Now by carrying debt of its own, KMI is essentially adding leverage to already levered cash flows. When times are good, this model can be fantastic, allowing for a sizable dividend (4.5%) and some share repurchases. If KMP has to roll over debt at a higher interest rate, its payments to KMI will fall, thereby weakening KMI's dividend capacity. Investors need to consider the leverage at KMP before feeling comfortable with KMI as it and the IDR structure amount to leverage beyond the 3x KMI itself carries. Instead, there is an almost multiplier effect of leverage.

Theoretically a 20% decline in KMP's EBITDA would have no impact on creditors' interest income, but would cut limited partner's income by 17% and KMI's GP income by 30%. That type of cash flow decline is more analogous to a company that carries 7x leverage. KMI's structural subordination to KMP debt and unitholders essentially amounts to another 4x leverage beyond the 3x it itself carries. Thus, it is clear that KMI is a very levered play on KMP. If you are bullish on KMP, I can understand the impetus to buy KMI to juice future returns, but one must also be aware of the disproportionate downside. KMI should focus more on debt repayment and less on dividends to reflect structural leverage. Given its risk, I would be hesitant to buy KMI stock.

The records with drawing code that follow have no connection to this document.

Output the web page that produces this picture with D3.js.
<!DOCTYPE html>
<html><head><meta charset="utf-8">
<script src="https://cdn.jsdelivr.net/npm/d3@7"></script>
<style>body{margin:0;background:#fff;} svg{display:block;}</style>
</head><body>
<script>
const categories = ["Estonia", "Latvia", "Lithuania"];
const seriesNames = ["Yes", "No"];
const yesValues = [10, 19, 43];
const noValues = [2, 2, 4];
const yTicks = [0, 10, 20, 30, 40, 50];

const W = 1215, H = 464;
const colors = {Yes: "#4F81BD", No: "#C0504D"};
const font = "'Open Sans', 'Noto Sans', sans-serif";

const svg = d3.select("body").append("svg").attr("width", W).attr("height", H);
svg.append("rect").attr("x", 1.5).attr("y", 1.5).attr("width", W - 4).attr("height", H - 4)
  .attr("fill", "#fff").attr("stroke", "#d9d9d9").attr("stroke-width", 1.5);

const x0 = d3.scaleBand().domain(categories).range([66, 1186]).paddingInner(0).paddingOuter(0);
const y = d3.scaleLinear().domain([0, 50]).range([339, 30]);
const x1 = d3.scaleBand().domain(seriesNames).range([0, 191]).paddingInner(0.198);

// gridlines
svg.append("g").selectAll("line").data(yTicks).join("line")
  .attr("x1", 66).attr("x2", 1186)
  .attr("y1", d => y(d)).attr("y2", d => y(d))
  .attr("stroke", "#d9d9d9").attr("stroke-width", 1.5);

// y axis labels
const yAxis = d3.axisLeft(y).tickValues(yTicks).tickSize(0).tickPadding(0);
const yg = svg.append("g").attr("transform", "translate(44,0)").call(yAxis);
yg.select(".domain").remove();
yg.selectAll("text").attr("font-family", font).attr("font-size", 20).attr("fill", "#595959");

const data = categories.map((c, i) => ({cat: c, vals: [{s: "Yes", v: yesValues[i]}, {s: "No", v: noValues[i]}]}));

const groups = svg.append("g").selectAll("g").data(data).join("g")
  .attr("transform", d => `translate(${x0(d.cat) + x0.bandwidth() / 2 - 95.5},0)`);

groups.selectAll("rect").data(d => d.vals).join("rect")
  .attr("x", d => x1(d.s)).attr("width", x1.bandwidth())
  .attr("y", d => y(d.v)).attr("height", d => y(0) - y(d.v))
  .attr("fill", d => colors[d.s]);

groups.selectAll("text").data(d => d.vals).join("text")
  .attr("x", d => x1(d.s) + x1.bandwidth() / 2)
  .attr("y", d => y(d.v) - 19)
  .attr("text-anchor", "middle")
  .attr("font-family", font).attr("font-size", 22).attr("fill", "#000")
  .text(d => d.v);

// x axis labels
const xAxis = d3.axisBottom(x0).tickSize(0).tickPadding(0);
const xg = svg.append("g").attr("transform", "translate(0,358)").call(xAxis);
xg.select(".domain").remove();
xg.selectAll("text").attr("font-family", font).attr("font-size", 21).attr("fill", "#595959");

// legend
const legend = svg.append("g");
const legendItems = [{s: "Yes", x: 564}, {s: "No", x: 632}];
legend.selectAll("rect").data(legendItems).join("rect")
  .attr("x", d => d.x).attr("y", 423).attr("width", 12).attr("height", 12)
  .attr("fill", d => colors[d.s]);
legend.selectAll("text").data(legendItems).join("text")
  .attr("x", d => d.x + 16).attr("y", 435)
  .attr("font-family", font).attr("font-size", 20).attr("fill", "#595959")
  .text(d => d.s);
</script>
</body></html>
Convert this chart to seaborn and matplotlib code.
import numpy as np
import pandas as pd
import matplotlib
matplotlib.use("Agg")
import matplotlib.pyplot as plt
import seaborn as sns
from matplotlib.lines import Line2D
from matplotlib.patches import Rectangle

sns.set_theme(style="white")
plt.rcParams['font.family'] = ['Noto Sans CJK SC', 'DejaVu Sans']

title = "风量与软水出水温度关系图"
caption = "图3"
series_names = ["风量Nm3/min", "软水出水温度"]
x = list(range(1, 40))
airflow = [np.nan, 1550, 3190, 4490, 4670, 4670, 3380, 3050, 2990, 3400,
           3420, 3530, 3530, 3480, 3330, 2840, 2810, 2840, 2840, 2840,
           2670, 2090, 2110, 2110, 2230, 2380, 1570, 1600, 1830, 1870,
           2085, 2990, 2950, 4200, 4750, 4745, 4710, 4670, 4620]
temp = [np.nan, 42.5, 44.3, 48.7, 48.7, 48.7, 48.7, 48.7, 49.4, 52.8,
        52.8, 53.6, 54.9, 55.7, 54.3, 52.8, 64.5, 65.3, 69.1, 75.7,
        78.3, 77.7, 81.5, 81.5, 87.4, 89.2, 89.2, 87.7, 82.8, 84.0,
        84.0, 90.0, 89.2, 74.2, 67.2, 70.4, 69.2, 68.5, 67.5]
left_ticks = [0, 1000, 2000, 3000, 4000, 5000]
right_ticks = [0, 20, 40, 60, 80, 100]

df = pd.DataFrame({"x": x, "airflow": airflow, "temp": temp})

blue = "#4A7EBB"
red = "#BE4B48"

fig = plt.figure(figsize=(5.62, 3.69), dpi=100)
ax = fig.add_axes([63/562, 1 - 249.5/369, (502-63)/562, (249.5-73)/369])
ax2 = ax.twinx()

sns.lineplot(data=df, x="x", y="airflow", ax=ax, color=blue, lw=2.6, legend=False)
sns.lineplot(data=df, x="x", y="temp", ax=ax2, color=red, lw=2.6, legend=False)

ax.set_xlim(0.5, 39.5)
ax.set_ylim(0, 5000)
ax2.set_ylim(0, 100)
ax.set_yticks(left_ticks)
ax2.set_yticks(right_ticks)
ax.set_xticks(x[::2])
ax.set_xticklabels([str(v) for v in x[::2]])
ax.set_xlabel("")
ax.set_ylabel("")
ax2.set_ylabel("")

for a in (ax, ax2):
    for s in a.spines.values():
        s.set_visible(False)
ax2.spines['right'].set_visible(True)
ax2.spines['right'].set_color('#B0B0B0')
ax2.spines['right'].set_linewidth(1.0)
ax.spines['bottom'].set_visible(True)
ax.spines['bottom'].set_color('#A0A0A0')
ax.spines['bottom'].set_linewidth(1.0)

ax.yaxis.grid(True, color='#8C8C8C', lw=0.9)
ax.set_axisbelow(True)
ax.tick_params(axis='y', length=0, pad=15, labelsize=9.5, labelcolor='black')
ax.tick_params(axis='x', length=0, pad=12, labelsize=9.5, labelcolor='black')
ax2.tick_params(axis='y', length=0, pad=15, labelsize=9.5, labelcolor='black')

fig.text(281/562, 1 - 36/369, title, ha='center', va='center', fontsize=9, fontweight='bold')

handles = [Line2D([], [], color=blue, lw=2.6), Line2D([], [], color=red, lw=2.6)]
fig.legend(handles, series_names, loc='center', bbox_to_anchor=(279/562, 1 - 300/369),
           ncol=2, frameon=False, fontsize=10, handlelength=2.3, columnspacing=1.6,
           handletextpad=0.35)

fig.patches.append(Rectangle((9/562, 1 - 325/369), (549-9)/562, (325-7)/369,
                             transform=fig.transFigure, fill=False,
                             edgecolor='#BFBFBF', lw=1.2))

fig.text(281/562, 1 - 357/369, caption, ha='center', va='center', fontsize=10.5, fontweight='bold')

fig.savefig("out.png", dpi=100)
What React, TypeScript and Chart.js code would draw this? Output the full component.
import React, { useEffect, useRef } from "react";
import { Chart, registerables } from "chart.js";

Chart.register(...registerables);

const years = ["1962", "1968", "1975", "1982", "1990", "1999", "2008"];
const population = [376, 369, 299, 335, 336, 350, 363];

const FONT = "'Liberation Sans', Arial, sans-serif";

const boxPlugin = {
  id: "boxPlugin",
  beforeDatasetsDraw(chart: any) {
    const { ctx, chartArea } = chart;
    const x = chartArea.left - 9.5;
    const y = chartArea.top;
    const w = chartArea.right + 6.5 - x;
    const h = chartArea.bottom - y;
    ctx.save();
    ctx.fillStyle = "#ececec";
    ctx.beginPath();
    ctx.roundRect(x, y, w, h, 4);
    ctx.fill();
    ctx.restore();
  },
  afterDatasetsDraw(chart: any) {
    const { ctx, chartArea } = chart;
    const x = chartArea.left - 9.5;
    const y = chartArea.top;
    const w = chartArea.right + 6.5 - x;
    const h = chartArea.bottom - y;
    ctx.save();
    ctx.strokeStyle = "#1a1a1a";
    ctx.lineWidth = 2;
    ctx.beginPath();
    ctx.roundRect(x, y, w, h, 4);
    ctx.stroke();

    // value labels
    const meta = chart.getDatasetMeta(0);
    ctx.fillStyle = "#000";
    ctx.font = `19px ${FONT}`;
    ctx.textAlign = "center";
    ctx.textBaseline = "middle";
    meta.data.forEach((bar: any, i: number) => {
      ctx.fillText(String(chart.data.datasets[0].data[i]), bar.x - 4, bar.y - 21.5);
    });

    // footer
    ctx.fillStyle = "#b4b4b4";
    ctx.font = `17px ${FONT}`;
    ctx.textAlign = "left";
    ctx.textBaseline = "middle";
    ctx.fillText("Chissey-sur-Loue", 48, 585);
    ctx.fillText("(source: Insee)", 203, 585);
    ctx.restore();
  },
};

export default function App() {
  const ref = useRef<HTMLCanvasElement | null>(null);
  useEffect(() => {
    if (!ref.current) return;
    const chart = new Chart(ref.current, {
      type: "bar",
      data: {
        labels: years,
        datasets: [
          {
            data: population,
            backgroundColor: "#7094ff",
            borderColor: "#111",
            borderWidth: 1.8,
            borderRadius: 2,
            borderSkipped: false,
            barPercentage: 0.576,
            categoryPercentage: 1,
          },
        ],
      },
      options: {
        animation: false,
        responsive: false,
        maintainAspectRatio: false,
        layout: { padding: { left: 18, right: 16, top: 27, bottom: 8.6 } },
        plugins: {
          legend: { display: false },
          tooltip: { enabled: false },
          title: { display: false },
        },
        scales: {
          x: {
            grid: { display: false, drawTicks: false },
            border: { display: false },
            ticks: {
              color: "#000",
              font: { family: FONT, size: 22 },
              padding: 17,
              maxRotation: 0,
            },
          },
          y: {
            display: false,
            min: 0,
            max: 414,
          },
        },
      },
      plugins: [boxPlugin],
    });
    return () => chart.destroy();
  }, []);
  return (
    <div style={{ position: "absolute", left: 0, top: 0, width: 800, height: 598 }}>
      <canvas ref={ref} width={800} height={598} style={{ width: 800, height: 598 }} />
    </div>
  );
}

Disclosure: The author has no positions in any stocks mentioned, and no plans to initiate any positions within the next 72 hours. The author wrote this article themselves, and it expresses their own opinions. The author is not receiving compensation for it (other than from Seeking Alpha). The author has no business relationship with any company whose stock is mentioned in this article.